The next ECOWAS summit will not take place in Lome. Instead, the meeting will be held in Abuja, at the headquarters of the Economic Community of West African States. The decision was announced after Togolese president Faure Gnassingbé and his Nigerian counterpart, Muhammadu Buhari held talks in the Nigerian capital. This change is not affecting the date of the summit which is still scheduled for December the 16th.
In front of the media, the two heads of State did not explain the reasons behind this change, prefering to address other topics. «We also reviewed the security situation in our sub-region and these range from the situation in Liberia, Guinea-Bissau and Togo», Buhari told journalists, as reported by Premium Times, a local online newspaper in Nigeria.
For his part, Faure Gnassingbé focused on the «reforms» affecting the economic organization. ECOWAS «used to have 15 commissioners and now scaled down to 9 commissioners for efficiency and cost efficiency», he said.

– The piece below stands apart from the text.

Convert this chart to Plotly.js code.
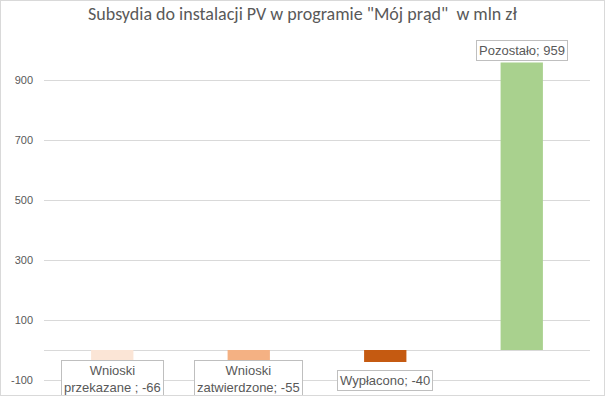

Annulling the African-Israel summit
This change is certainly due to the situation in Lome where the opposition have strongly demanded a real political change, ending the two presidential terms of Gnassingbé. The family has ruled the country since 1967, first under the control of Gnassingbé Eyadema. Once the father died in 2005, his son Faure had been proclaimed head of State. His third term as head of the country is set to end in 2020.
Moreover, this is not the first time that the political situation in Togo impacts the holding of an international meeting that Lome was to host. The African-Israeli summit scheduled for October 2017 in the Togolese capital was canceled in September. The meeting supposed to be attended by Israel’s Prime Minister, Benjamin Netanyahu and representatives from 54 African countries, was put off.
Togo’s president, who has been facing mass demonstrations against his regime, has informed Israel's Netanyahu hence that he had canceled the Africa-Israel summit. However, two months later no news on the matter have been released.
This change comes as several Nigerian officials have announced that they are against Morocco’s bid to join the ECOWAS. They have been campaigning for months against the admission of the Kingdom to the regional grouping.